Given material =
##############################

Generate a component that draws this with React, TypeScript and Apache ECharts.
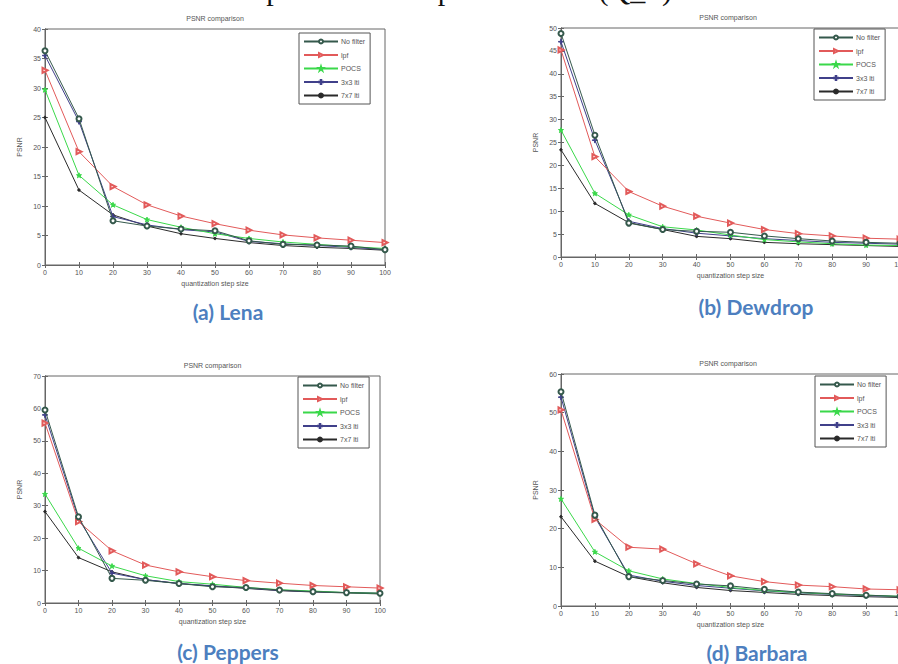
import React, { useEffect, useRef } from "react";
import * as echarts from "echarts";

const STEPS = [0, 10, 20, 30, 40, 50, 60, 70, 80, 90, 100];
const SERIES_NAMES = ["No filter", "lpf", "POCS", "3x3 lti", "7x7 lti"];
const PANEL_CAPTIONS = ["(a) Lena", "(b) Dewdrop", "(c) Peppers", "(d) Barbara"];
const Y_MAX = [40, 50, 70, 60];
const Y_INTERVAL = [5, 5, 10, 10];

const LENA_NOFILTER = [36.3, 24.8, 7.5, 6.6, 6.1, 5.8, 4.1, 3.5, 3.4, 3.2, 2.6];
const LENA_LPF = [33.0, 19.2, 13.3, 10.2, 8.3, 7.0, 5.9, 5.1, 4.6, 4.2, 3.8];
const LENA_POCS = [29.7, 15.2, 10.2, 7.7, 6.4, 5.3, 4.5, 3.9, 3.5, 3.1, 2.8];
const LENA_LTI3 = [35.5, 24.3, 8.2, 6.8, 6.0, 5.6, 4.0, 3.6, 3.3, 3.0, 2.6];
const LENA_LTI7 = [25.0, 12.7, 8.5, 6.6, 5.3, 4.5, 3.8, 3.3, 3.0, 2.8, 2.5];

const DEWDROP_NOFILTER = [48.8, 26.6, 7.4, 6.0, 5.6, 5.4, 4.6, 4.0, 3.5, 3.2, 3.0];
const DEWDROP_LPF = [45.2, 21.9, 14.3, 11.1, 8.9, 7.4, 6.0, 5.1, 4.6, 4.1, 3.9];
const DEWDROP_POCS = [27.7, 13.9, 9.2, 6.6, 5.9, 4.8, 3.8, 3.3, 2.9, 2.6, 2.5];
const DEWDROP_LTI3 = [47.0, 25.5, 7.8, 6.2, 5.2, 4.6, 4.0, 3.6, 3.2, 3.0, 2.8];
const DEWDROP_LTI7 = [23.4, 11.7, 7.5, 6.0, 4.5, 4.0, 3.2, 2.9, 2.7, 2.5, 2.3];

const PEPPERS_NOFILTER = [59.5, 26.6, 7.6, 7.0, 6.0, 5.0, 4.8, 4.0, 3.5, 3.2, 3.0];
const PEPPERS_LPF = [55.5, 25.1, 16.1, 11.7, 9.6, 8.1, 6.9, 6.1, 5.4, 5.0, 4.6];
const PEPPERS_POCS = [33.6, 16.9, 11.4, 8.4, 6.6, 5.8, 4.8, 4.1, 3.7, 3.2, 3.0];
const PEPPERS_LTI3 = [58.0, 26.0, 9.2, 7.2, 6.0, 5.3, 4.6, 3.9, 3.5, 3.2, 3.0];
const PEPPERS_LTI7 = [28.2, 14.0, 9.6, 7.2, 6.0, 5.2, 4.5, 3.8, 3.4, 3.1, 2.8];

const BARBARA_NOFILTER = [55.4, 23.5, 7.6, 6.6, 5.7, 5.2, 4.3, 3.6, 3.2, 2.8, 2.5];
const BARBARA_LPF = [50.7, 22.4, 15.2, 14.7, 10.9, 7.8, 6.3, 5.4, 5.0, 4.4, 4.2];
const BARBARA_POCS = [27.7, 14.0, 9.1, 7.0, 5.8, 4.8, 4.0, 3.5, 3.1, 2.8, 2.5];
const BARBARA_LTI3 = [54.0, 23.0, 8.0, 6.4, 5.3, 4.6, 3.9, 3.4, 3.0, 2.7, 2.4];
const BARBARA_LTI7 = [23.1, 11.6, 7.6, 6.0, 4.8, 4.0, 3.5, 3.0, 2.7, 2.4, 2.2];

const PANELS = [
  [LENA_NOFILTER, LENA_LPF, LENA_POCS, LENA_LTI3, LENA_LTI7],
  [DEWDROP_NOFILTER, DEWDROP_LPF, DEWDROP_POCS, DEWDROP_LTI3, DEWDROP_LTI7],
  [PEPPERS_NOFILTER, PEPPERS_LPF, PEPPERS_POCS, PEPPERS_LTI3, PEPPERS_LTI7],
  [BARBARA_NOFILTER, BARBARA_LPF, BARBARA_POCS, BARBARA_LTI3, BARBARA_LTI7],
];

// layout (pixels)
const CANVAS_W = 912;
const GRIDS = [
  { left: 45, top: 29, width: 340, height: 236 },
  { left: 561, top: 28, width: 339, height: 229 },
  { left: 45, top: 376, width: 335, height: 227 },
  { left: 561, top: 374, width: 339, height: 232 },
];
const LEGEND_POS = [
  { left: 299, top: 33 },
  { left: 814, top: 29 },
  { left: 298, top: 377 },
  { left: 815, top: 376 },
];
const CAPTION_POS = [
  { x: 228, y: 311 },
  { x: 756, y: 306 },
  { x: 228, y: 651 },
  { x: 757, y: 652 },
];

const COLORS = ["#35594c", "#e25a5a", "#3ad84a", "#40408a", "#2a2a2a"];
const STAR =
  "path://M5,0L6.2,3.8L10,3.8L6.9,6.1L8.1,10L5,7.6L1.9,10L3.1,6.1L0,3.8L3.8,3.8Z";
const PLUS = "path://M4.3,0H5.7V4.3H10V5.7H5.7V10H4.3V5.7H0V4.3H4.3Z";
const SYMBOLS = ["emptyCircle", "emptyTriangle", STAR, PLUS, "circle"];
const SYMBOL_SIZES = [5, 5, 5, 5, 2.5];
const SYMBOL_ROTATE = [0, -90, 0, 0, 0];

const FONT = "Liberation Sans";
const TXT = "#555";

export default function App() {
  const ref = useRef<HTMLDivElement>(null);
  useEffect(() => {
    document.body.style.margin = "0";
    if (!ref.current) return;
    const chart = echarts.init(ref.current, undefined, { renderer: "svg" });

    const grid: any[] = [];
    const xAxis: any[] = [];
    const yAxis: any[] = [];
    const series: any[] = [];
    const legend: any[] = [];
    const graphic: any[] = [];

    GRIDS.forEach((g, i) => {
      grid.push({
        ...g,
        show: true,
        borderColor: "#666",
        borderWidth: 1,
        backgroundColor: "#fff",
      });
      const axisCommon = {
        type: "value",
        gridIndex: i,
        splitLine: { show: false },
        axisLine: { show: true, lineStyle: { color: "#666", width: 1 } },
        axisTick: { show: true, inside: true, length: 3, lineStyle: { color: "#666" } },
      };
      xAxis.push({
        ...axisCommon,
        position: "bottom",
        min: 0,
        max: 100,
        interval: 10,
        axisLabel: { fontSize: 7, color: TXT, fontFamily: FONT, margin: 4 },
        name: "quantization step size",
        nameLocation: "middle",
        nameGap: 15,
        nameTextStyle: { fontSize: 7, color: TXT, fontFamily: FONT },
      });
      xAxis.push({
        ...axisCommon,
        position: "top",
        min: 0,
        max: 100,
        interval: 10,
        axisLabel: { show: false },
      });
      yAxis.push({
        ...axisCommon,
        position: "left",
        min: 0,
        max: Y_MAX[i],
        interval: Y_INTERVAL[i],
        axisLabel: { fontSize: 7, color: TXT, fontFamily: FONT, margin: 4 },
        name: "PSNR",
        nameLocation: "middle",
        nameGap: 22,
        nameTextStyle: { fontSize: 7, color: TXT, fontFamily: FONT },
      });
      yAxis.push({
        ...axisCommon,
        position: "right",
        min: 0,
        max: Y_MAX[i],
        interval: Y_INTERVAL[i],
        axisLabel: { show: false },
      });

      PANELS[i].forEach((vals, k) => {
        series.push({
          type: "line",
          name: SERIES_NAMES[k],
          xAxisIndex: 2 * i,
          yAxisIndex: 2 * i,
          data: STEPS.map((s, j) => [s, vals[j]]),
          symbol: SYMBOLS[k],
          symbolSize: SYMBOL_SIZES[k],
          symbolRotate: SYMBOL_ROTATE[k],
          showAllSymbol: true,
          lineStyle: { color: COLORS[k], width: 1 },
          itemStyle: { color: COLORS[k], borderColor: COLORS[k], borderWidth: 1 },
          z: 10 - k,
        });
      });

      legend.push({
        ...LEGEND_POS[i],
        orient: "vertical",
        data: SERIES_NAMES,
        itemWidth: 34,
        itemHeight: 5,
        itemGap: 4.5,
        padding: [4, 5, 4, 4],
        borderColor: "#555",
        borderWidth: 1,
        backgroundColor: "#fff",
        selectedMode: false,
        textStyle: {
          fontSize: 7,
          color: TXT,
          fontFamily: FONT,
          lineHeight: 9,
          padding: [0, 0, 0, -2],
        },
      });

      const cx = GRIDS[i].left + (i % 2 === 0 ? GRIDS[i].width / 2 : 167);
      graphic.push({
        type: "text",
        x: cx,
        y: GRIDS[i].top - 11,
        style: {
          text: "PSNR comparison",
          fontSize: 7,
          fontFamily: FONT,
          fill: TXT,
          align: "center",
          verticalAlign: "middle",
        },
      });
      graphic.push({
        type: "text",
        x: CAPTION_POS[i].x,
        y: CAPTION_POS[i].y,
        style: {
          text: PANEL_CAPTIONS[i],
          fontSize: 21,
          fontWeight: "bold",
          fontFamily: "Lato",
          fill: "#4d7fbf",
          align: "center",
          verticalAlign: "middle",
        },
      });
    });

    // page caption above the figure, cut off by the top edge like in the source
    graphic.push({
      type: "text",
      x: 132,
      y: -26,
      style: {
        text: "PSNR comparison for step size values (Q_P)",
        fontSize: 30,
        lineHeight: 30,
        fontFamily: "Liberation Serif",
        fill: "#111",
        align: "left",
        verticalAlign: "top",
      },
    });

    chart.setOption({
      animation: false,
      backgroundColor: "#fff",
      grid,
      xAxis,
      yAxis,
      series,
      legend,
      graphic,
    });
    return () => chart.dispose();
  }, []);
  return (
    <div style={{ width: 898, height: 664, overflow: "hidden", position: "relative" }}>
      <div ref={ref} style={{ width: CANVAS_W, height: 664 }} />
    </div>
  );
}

##############################

Output exactly the span of lines from the top of the listing through the line holding "const Y_INTERVAL = [5, 5, 10, 10];", and leave every picture out.

Generate a component that draws this with React, TypeScript and Apache ECharts.
import React, { useEffect, useRef } from "react";
import * as echarts from "echarts";

const STEPS = [0, 10, 20, 30, 40, 50, 60, 70, 80, 90, 100];
const SERIES_NAMES = ["No filter", "lpf", "POCS", "3x3 lti", "7x7 lti"];
const PANEL_CAPTIONS = ["(a) Lena", "(b) Dewdrop", "(c) Peppers", "(d) Barbara"];
const Y_MAX = [40, 50, 70, 60];
const Y_INTERVAL = [5, 5, 10, 10];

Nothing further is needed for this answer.